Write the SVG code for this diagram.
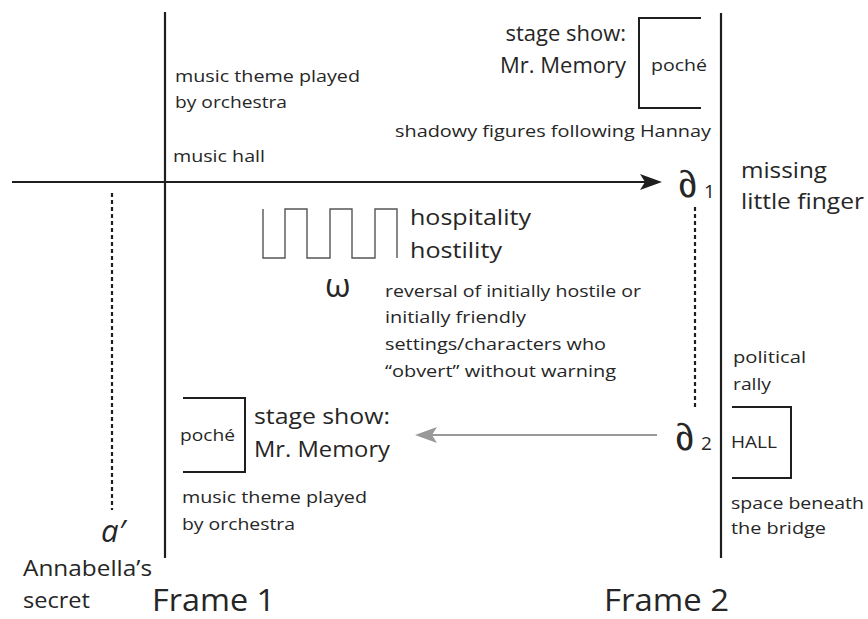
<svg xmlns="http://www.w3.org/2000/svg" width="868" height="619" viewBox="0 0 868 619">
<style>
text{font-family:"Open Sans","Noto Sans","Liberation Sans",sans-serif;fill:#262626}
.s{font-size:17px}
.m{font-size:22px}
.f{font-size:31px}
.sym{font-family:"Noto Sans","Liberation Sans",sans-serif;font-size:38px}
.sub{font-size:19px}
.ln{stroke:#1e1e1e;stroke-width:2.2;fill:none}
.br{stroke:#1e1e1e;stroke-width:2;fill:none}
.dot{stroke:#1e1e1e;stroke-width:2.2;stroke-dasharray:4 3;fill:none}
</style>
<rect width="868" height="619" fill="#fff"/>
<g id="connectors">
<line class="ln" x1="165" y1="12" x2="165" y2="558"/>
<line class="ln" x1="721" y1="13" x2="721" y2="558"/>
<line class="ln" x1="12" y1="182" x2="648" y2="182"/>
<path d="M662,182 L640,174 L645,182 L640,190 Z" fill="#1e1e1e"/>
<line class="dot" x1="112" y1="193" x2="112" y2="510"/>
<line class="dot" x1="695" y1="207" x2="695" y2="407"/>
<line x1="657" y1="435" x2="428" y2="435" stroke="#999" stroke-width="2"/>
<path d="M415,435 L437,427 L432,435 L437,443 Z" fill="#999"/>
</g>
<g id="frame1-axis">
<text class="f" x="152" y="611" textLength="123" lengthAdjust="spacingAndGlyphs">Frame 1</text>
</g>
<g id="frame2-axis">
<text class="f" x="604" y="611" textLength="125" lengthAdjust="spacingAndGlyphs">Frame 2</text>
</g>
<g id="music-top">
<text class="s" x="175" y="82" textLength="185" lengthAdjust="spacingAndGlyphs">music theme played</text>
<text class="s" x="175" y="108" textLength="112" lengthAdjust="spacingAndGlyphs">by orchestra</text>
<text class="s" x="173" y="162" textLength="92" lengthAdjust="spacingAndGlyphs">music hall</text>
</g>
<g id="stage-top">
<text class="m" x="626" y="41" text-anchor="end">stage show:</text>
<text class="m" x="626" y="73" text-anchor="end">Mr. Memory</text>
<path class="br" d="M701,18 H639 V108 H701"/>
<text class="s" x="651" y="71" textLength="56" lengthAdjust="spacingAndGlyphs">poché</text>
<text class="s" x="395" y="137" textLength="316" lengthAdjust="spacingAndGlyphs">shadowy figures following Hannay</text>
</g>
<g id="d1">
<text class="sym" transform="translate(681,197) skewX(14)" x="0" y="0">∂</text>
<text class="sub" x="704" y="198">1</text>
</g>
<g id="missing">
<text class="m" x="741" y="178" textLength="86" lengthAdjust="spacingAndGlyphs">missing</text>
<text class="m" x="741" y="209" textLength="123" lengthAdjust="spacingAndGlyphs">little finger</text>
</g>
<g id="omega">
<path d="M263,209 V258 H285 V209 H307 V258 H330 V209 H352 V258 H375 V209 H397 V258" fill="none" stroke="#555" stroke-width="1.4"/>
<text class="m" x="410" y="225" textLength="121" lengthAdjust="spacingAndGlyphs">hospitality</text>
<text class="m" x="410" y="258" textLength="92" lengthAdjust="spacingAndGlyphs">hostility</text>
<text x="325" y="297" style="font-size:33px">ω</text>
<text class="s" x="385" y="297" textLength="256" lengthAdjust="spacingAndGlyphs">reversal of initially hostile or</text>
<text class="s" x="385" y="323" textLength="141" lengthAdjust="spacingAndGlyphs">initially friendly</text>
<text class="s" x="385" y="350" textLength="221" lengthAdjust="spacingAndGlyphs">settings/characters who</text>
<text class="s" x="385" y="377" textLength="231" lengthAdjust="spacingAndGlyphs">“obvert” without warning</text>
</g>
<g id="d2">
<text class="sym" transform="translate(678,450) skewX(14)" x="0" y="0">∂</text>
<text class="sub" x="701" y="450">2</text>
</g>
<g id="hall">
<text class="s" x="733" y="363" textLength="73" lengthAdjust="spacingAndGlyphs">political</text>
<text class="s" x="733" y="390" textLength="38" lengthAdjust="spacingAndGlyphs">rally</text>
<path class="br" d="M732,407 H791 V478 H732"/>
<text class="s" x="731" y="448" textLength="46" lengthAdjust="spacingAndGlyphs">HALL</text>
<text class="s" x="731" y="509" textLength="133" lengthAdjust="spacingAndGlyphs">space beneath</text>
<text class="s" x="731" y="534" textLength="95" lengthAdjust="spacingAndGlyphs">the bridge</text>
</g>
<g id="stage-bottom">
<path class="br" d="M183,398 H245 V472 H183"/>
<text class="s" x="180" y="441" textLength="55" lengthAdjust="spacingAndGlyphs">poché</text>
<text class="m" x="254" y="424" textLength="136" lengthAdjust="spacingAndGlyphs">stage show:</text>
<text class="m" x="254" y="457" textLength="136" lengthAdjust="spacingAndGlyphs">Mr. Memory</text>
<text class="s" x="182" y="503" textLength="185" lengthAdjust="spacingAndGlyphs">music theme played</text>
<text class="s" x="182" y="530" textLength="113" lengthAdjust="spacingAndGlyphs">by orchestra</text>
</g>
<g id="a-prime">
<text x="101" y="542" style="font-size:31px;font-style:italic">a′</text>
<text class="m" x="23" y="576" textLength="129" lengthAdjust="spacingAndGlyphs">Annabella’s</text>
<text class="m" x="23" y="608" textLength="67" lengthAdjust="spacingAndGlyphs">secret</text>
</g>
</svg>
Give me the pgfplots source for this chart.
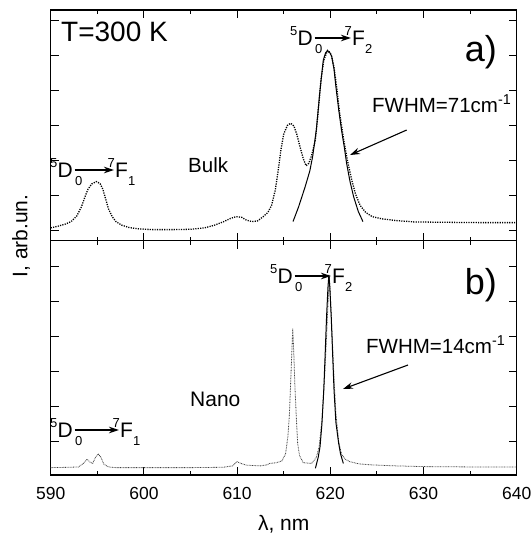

## What is expected
Lines holding the word "this" in the entries above are the ones to pull out. Copy them all.

## In response
Write the SVG code for this diagram.
Give me the pgfplots source for this chart.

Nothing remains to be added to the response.